Key university staff will be almost £50,000 worse off as their pay is eroded under the deal offered by employers, the Association of University Teachers said this week.

The union has calculated that a person starting a career as an academic-related member of staff, such as a librarian, could be £46,000 out of pocket over 21 years because the regular pay rises staff receive over their careers will be smaller than under present arrangements.

Similarly, a research assistant starting a career next year would be Pounds 17,300 worse off after nine years of work. And a lecturer of two years' standing would lose £6,300 over the next eight years. The figures apply to staff in old universities.

Malcolm Keight, deputy general secretary of the AUT, said: "The massive reductions in income that many higher education staff would sustain under the modernisation proposals are shocking. If the employers want to avert a national dispute, they must improve their offer drastically."

In a letter to Jocelyn Prudence, chief executive of the Universities and Colleges Employers' Association, Mr Keight says: "Our joint objective is to improve pay and earnings prospects so that careers in higher education are attractive. Judged against these figures, the proposed framework fails to achieve that objective.

"I am writing to you in the hope that employers will, at this late stage, accept that more needs to be done if the framework is to make a genuine contribution to the increase of earnings for academic and academic-related staff."

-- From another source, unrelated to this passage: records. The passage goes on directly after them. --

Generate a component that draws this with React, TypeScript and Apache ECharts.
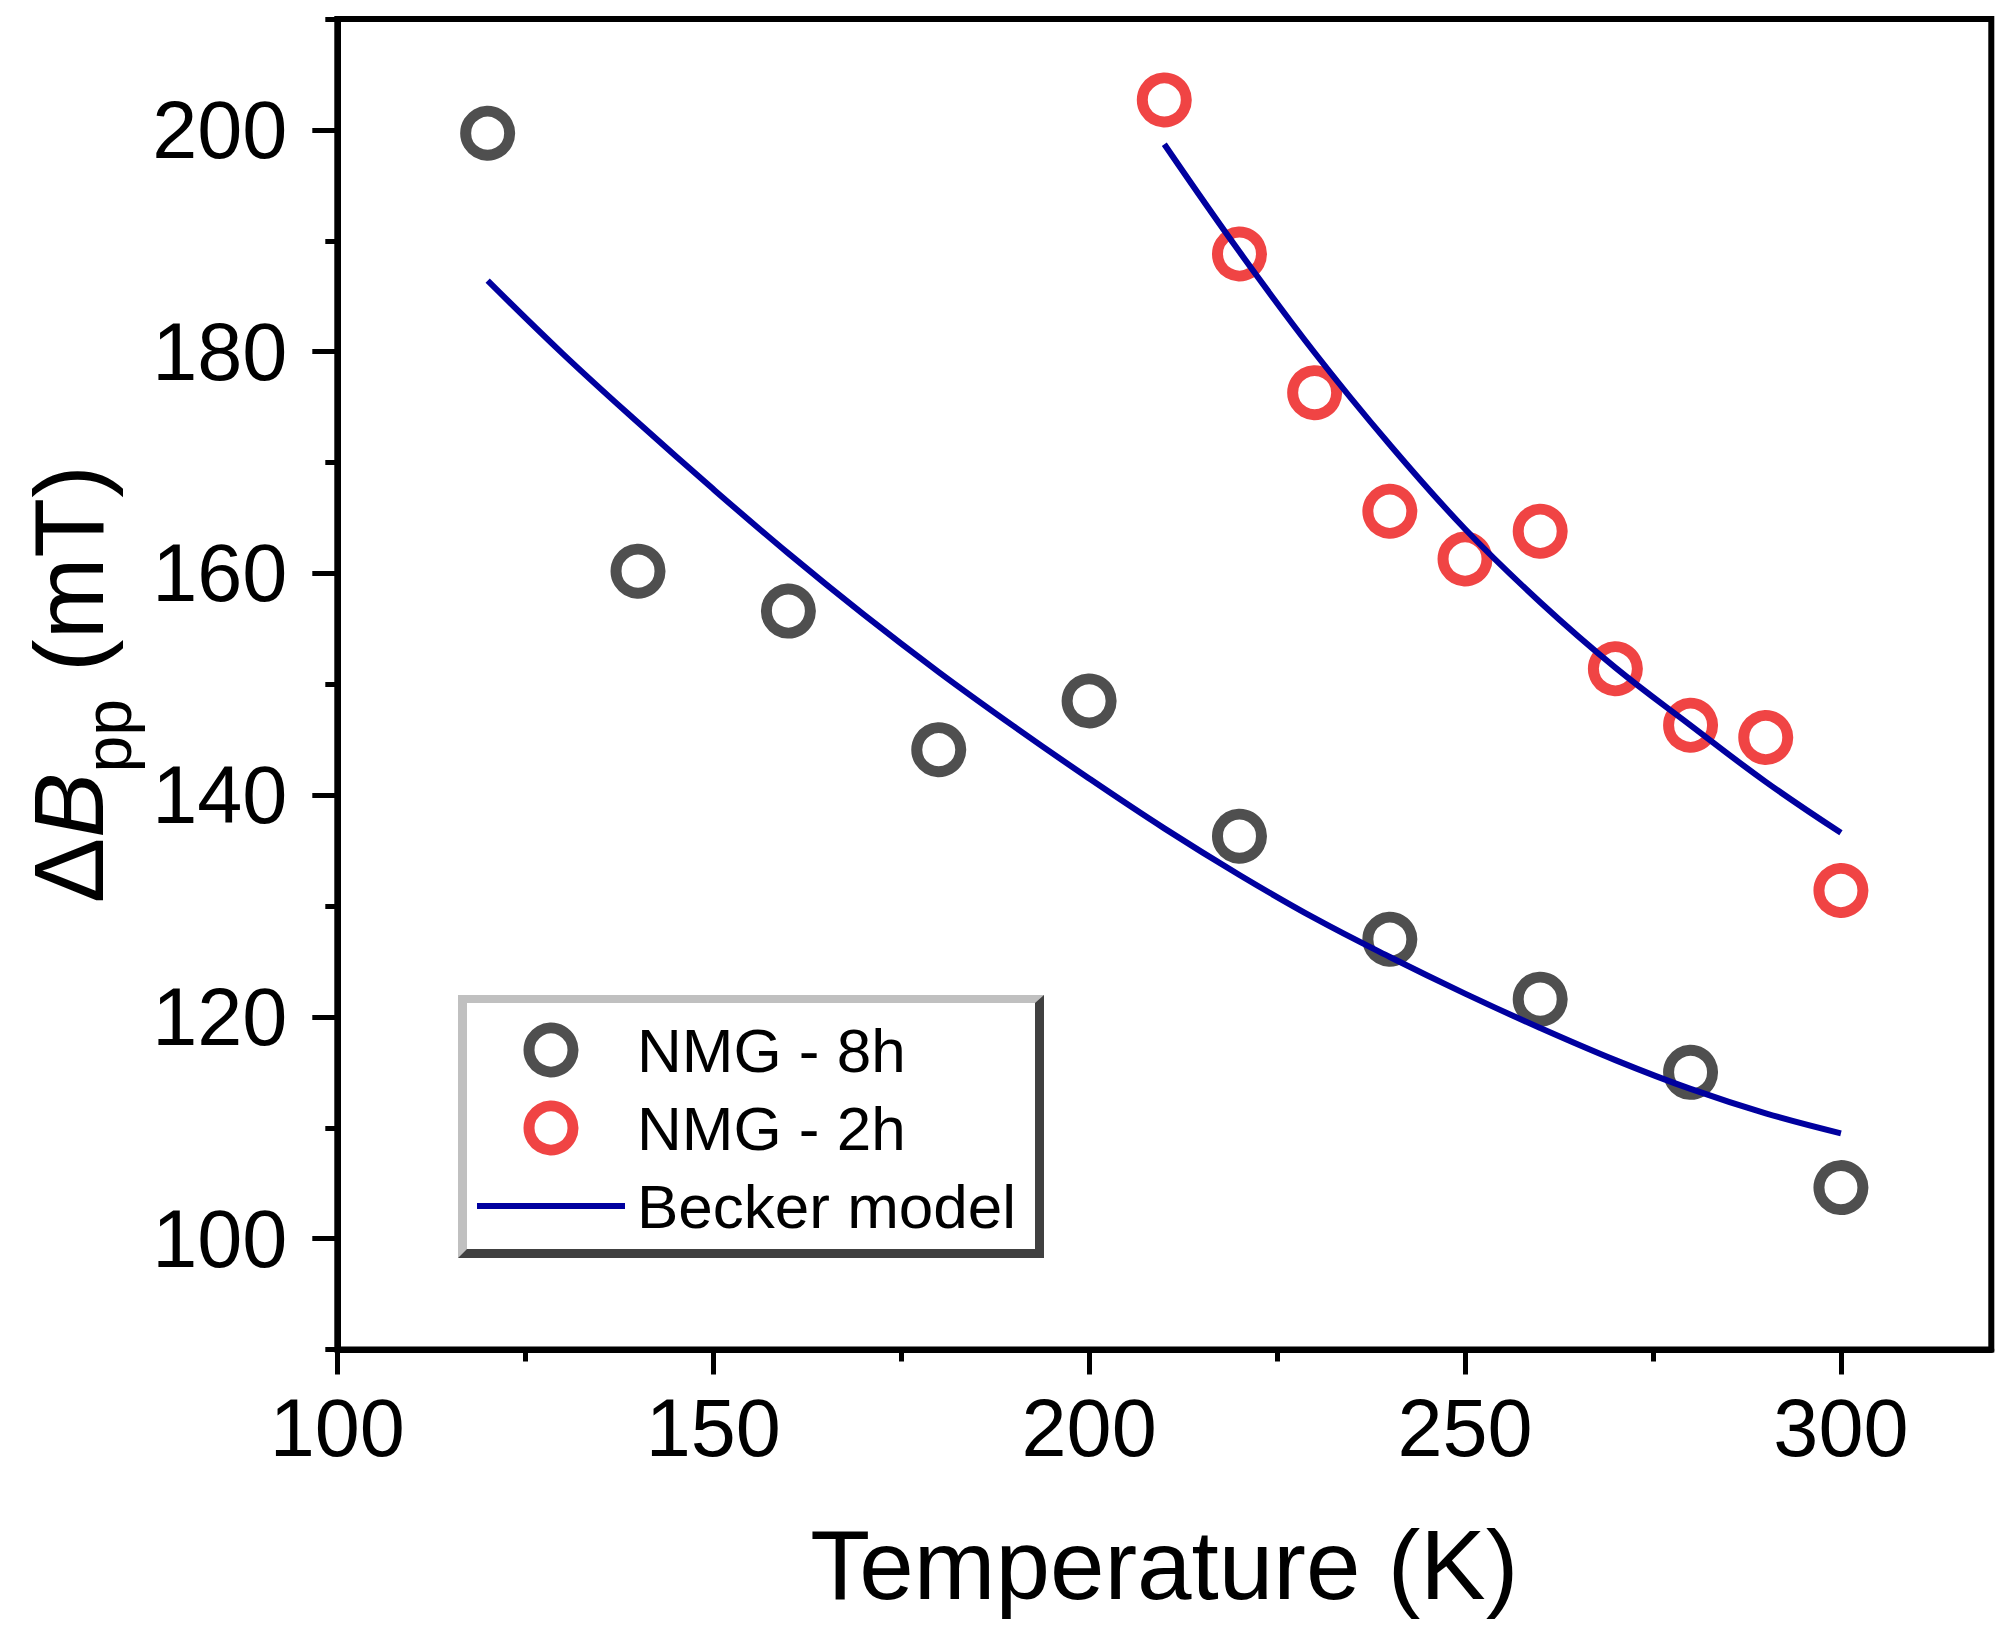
import React, { useEffect, useRef } from "react";
import * as echarts from "echarts";

// ---- data ----
const tempsNMG8h = [120, 140, 160, 180, 200, 220, 240, 260, 280, 300];
const dBppNMG8h = [199.7, 160.2, 156.6, 144.1, 148.5, 136.3, 127.0, 121.6, 115.0, 104.6];

const tempsNMG2h = [210, 220, 230, 240, 250, 260, 270, 280, 290, 300];
const dBppNMG2h = [202.7, 188.8, 176.3, 165.6, 161.3, 163.8, 151.4, 146.3, 145.2, 131.4];

// Becker model fits
const beckerLowT = [120, 130, 140, 150, 160, 170, 180, 190, 200, 210, 220, 230, 240, 250, 260, 270, 280, 290, 300];
const beckerLowV = [186.4, 179.8, 173.6, 167.6, 161.8, 156.3, 151.1, 146.2, 141.5, 137.0, 132.8, 128.9, 125.4, 122.1, 119.0, 116.1, 113.5, 111.3, 109.5];
const beckerHighT = [210, 220, 230, 240, 250, 260, 270, 280, 290, 300];
const beckerHighV = [198.7, 189.0, 179.9, 171.6, 164.0, 157.4, 151.5, 146.3, 141.2, 136.6];

const xMajorTicks = [100, 150, 200, 250, 300];
const xMinorTicks = [125, 175, 225, 275];
const yMajorTicks = [100, 120, 140, 160, 180, 200];
const yMinorTicks = [90, 110, 130, 150, 170, 190, 210];

const legendNames = ["NMG - 8h", "NMG - 2h", "Becker model"];

const GRAY = "#4f4f4f";
const RED = "#f04444";
const BLUE = "#00009f";
const FONT = "'Liberation Sans', Arial, sans-serif";

const pairs = (xs: number[], ys: number[]) => xs.map((x, i) => [x, ys[i]]);

export default function App() {
  const ref = useRef<HTMLDivElement>(null);

  useEffect(() => {
    document.body.style.margin = "0";
    if (!ref.current) return;
    const chart = echarts.init(ref.current, undefined, { renderer: "svg" });

    const axisCommonX = { type: "value" as const, min: 100, max: 320, gridIndex: 0 };
    const axisCommonY = { type: "value" as const, min: 90, max: 210, gridIndex: 0 };

    chart.setOption({
      animation: false,
      backgroundColor: "#ffffff",
      textStyle: { fontFamily: FONT },
      grid: {
        left: 337.3,
        right: 14.7,
        top: 19,
        bottom: 288.5,
        show: true,
        borderColor: "#000",
        borderWidth: 6,
        backgroundColor: "transparent",
        containLabel: false,
      },
      xAxis: [
        {
          ...axisCommonX,
          position: "bottom",
          name: "Temperature (K)",
          nameLocation: "middle",
          nameGap: 166,
          nameTextStyle: { fontSize: 98, color: "#000", fontFamily: FONT },
          axisLine: { show: true, lineStyle: { color: "#000", width: 6 } },
          axisTick: {
            show: true,
            inside: false,
            length: 25,
            lineStyle: { color: "#000", width: 5 },
            customValues: xMajorTicks,
          },
          axisLabel: {
            show: true,
            margin: 38,
            fontSize: 81,
            color: "#000",
            fontFamily: FONT,
            customValues: xMajorTicks,
          },
          splitLine: { show: false },
        },
        {
          ...axisCommonX,
          position: "bottom",
          axisLine: { show: false },
          axisTick: {
            show: true,
            inside: false,
            length: 12,
            lineStyle: { color: "#000", width: 5 },
            customValues: xMinorTicks,
          },
          axisLabel: { show: false },
          splitLine: { show: false },
        },
      ],
      yAxis: [
        {
          ...axisCommonY,
          position: "left",
          name: "{d|Δ}{b|B}{s|pp}{d| (mT)}",
          nameLocation: "middle",
          nameRotate: 90,
          nameGap: 196,
          nameTextStyle: {
            color: "#000",
            fontFamily: FONT,
            rich: {
              d: { fontSize: 98, lineHeight: 98, verticalAlign: "top", fontFamily: FONT, color: "#000" },
              b: { fontSize: 98, lineHeight: 98, verticalAlign: "top", fontStyle: "italic", fontFamily: FONT, color: "#000" },
              s: { fontSize: 66, lineHeight: 66, verticalAlign: "top", padding: [55, 0, 0, 0], fontFamily: FONT, color: "#000" },
            },
          },
          axisLine: { show: true, lineStyle: { color: "#000", width: 6 } },
          axisTick: {
            show: true,
            inside: false,
            length: 25,
            lineStyle: { color: "#000", width: 5 },
            customValues: yMajorTicks,
          },
          axisLabel: {
            show: true,
            margin: 50,
            fontSize: 81,
            color: "#000",
            fontFamily: FONT,
            customValues: yMajorTicks,
          },
          splitLine: { show: false },
        },
        {
          ...axisCommonY,
          position: "left",
          axisLine: { show: false },
          axisTick: {
            show: true,
            inside: false,
            length: 12,
            lineStyle: { color: "#000", width: 5 },
            customValues: yMinorTicks,
          },
          axisLabel: { show: false },
          splitLine: { show: false },
        },
      ],
      graphic: [
        {
          type: "group",
          z: 90,
          children: [
            { type: "rect", shape: { x: 458, y: 995, width: 586, height: 263 }, style: { fill: "#404040" } },
            {
              type: "polygon",
              shape: {
                points: [
                  [458, 995],
                  [1044, 995],
                  [1035, 1003],
                  [467, 1003],
                  [467, 1249],
                  [458, 1258],
                ],
              },
              style: { fill: "#c0c0c0" },
            },
            { type: "rect", shape: { x: 467, y: 1003, width: 568, height: 246 }, style: { fill: "#ffffff" } },
          ],
        },
      ],
      legend: {
        show: true,
        orient: "vertical",
        left: 474,
        top: 1018,
        padding: 0,
        itemWidth: 148,
        itemHeight: 44,
        itemGap: 14,
        z: 100,
        selectedMode: false,
        textStyle: { fontSize: 62, lineHeight: 64, color: "#000", fontFamily: FONT, padding: [0, 0, 0, 7] },
        data: [
          { name: legendNames[0], icon: "circle", itemStyle: { color: "transparent", borderColor: GRAY, borderWidth: 11, opacity: 1 } },
          { name: legendNames[1], icon: "circle", itemStyle: { color: "transparent", borderColor: RED, borderWidth: 11, opacity: 1 } },
          {
            name: legendNames[2],
            lineStyle: { color: BLUE, width: 6, opacity: 1 },
            itemStyle: { color: "transparent", borderColor: "transparent", borderWidth: 0, opacity: 0 },
          },
        ],
      },
      series: [
        {
          name: legendNames[0],
          type: "scatter",
          xAxisIndex: 0,
          yAxisIndex: 0,
          symbol: "circle",
          symbolSize: 44,
          itemStyle: { color: "transparent", borderColor: GRAY, borderWidth: 11, opacity: 1 },
          data: pairs(tempsNMG8h, dBppNMG8h),
          z: 2,
        },
        {
          name: legendNames[1],
          type: "scatter",
          xAxisIndex: 0,
          yAxisIndex: 0,
          symbol: "circle",
          symbolSize: 44,
          itemStyle: { color: "transparent", borderColor: RED, borderWidth: 11, opacity: 1 },
          data: pairs(tempsNMG2h, dBppNMG2h),
          z: 2,
        },
        {
          name: legendNames[2],
          type: "line",
          xAxisIndex: 0,
          yAxisIndex: 0,
          symbol: "none",
          showSymbol: false,
          smooth: 0.4,
          lineStyle: { color: BLUE, width: 6 },
          itemStyle: { color: BLUE },
          data: pairs(beckerLowT, beckerLowV),
          z: 3,
        },
        {
          name: legendNames[2],
          type: "line",
          xAxisIndex: 0,
          yAxisIndex: 0,
          symbol: "none",
          showSymbol: false,
          smooth: 0.4,
          lineStyle: { color: BLUE, width: 6 },
          itemStyle: { color: BLUE },
          data: pairs(beckerHighT, beckerHighV),
          z: 3,
        },
      ],
    });

    return () => chart.dispose();
  }, []);

  return <div ref={ref} style={{ width: 2006, height: 1638 }} />;
}
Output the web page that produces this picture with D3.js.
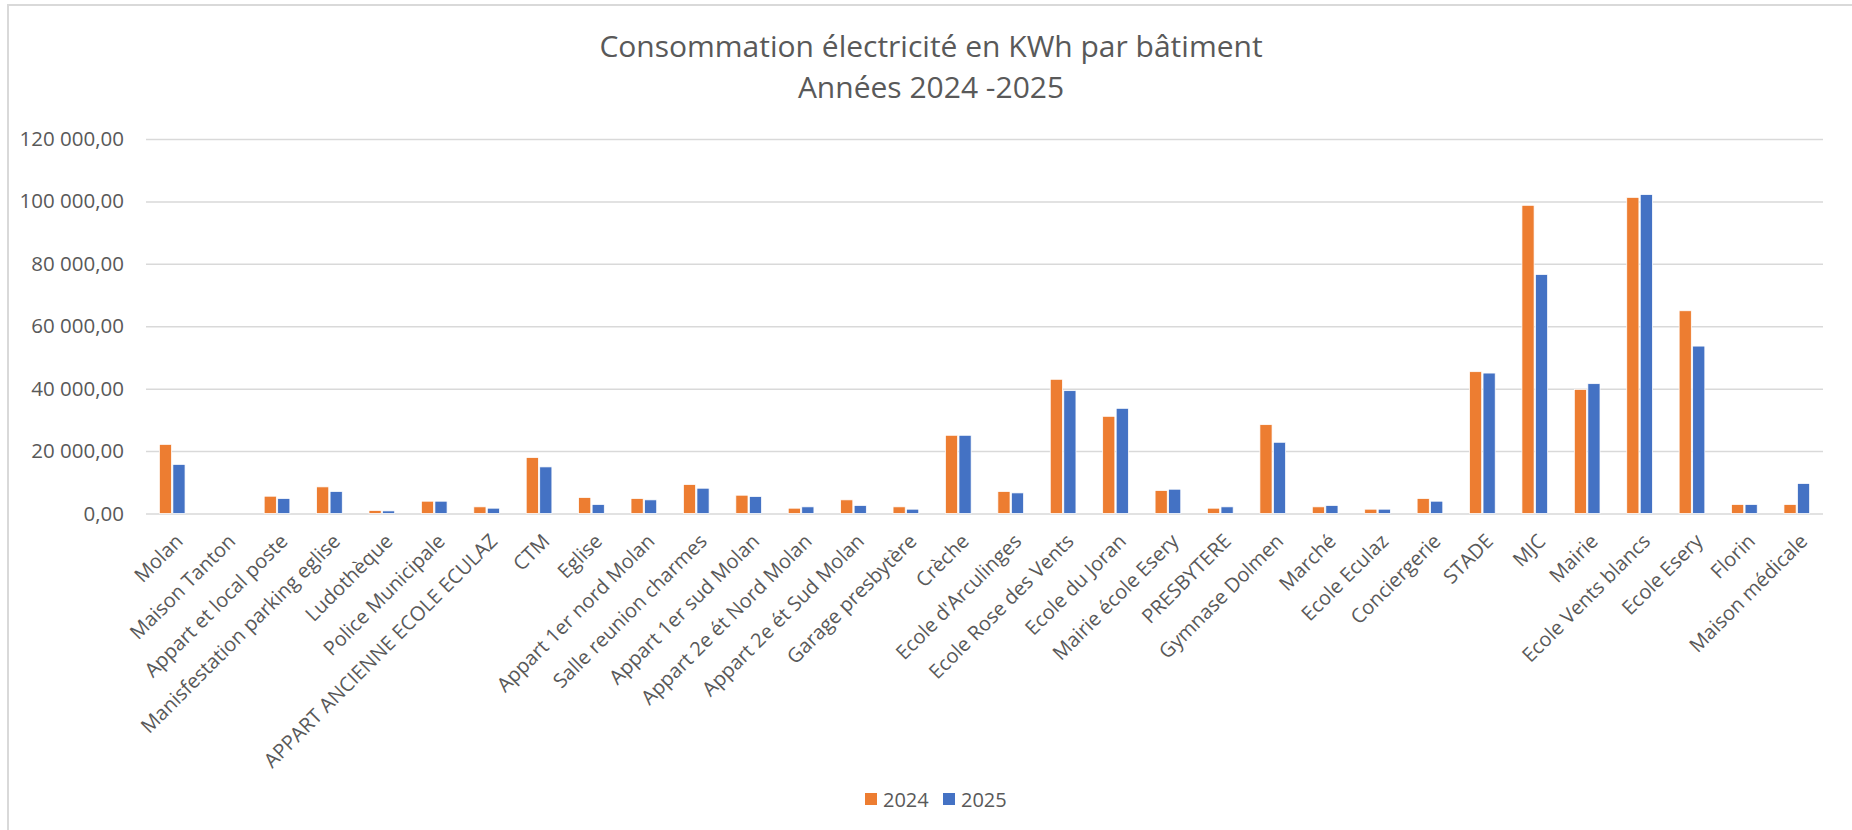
<!DOCTYPE html>
<html>
<head>
<meta charset="utf-8">
<script src="https://cdn.jsdelivr.net/npm/d3@7"></script>
<style>
  body { margin: 0; background: #fff; }
  text { font-family: "Open Sans", sans-serif; fill: #595959; }
</style>
</head>
<body>
<div id="graph"></div>
<script>
var width = 1852;
var height = 830;

// buildings, in the order of the sheet
var batiments = ["Molan", "Maison Tanton", "Appart et local poste", "Manisfestation parking eglise",
    "Ludothèque", "Police Municipale", "APPART ANCIENNE ECOLE ECULAZ", "CTM", "Eglise",
    "Appart 1er nord Molan", "Salle reunion charmes", "Appart 1er sud Molan", "Appart 2e ét Nord Molan",
    "Appart 2e ét Sud Molan", "Garage presbytère", "Crèche", "Ecole d'Arculinges", "Ecole Rose des Vents",
    "Ecole du Joran", "Mairie école Esery", "PRESBYTERE", "Gymnase Dolmen", "Marché", "Ecole Eculaz",
    "Conciergerie", "STADE", "MJC", "Mairie", "Ecole Vents blancs", "Ecole Esery", "Florin", "Maison médicale"];

var conso2024 = [22150, 0, 5540, 8530, 960, 3940, 2130, 17920, 5120, 4800, 9280, 5860, 1700, 4370, 2130,
    25060, 7040, 43000, 31140, 7360, 1700, 28470, 2130, 1380, 4800, 45440, 98750, 39780, 101300, 64960, 2880, 2880];

var conso2025 = [15740, 0, 4800, 7040, 830, 3940, 1700, 14930, 2880, 4370, 8100, 5430, 2130, 2560, 1380,
    25060, 6600, 39360, 33700, 7780, 2130, 22820, 2560, 1380, 3940, 45000, 76580, 41600, 102180, 53640, 2880, 9600];

var annees = ["2024", "2025"];
var couleurs = ["#ED7D31", "#4472C4"];
var yTicks = [0, 20000, 40000, 60000, 80000, 100000, 120000];

var plot = { left: 146, right: 1823, top: 139, bottom: 513.5 };

var svg = d3.select('#graph')
    .append('svg')
    .attr('width', width)
    .attr('height', height);

// chart border (only top and left visible in the capture)
svg.append('path')
    .attr('d', 'M8,' + height + 'V5H' + width)
    .attr('fill', 'none')
    .attr('stroke', '#d9d9d9')
    .attr('stroke-width', 2);

var title = svg.append('text')
    .attr('text-anchor', 'middle')
    .style('font-size', '30px');
title.append('tspan').attr('x', 931).attr('y', 57).text('Consommation électricité en KWh par bâtiment');
title.append('tspan').attr('x', 931).attr('y', 98).text('Années 2024 -2025');

var x0 = d3.scaleBand()
    .domain(batiments)
    .range([plot.left, plot.right])
    .paddingInner(0.51)
    .paddingOuter(0.255);

var x1 = d3.scaleBand()
    .domain(annees)
    .range([0, x0.bandwidth()])
    .paddingInner(0.1);

var y = d3.scaleLinear()
    .domain([0, 120000])
    .range([plot.bottom, plot.top]);

var fmt = function(v) {
    return d3.format(',.2f')(v).replace(/,/g, ' ').replace('.', ',');
};

// gridlines + y labels
var yAxis = d3.axisLeft(y)
    .tickValues(yTicks)
    .tickSize(-(plot.right - plot.left))
    .tickPadding(22)
    .tickFormat(fmt);

var gy = svg.append('g')
    .attr('transform', 'translate(' + plot.left + ',0)')
    .call(yAxis);
gy.select('.domain').remove();
gy.selectAll('line').attr('stroke', '#d9d9d9').attr('stroke-width', 1.5);
gy.selectAll('text').style('font-size', '20.5px').attr('fill', '#595959');

// bars
var groupes = svg.append('g')
    .selectAll('g')
    .data(batiments)
    .enter()
    .append('g')
    .attr('transform', function(d) { return 'translate(' + x0(d) + ',0)'; });

groupes.selectAll('rect')
    .data(function(d, i) {
        return [
            { annee: '2024', v: conso2024[i], c: couleurs[0] },
            { annee: '2025', v: conso2025[i], c: couleurs[1] }
        ];
    })
    .enter()
    .append('rect')
    .filter(function(d) { return d.v > 0; })
    .attr('x', function(d) { return x1(d.annee); })
    .attr('y', function(d) { return y(d.v); })
    .attr('width', x1.bandwidth())
    .attr('height', function(d) { return y(0) - y(d.v); })
    .attr('fill', function(d) { return d.c; })
    .attr('stroke', '#fff')
    .attr('stroke-width', 0.75);

// x labels, rotated
var xAxis = d3.axisBottom(x0).tickSize(0).tickPadding(0);
var gx = svg.append('g')
    .attr('transform', 'translate(0,' + plot.bottom + ')')
    .call(xAxis);
gx.select('.domain').remove();
gx.selectAll('text')
    .attr('text-anchor', 'end')
    .attr('dy', null)
    .attr('y', 0)
    .attr('transform', 'translate(12,29) rotate(-45)')
    .style('font-size', '20px')
    .attr('fill', '#595959');

// legend
var legende = svg.append('g').selectAll('g')
    .data(annees)
    .enter()
    .append('g')
    .attr('transform', function(d, i) { return 'translate(' + (865 + i * 78) + ',793)'; });
legende.append('rect')
    .attr('width', 12)
    .attr('height', 12)
    .attr('fill', function(d, i) { return couleurs[i]; });
legende.append('text')
    .attr('x', 18)
    .attr('y', 13.5)
    .style('font-size', '20px')
    .text(function(d) { return d; });
</script>
</body>
</html>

Ms Prudence disputed the figures. She said: "The AUT brings no credit to its argument if it continues to undermine the efforts of its trade union colleagues and ourselves by promulgating spurious claims that lack evidence and academic rigour."

The AUT looks increasingly isolated in its vehement opposition to the pay deal, which offers a 7.7 per cent average pay increase over two years in return for a major shake-up of career paths. It is furious that the deal will move its academic-related members, who make up about a quarter of its 45,000 membership, to a local pay-bargaining system while academics retain national bargaining. All the non-academic unions have accepted the deal.

This week, lecturers' union Natfhe looked increasingly likely to accept the deal. A low 35 per cent of members voted to reject a call to move to a ballot for strike action over the offer. They voted 75 per cent in favour of continuing talks over a few sticking points.

Five points remain to be resolved. Negotiators want:

  • To ensure a better pay offer if inflation rises
  • To prevent discretionary pay points being used to introduce performance-related pay
  • To ensure that part-time and hourly paid lecturers are fairly graded in the new job framework
  • To agree clear grade profiles
  • To ensure that there are proper procedures for implementing the framework.

Roger Kline, head of universities at Natfhe, said: "An agreed deal is possible, and that is what we want - but only if these issues are resolved."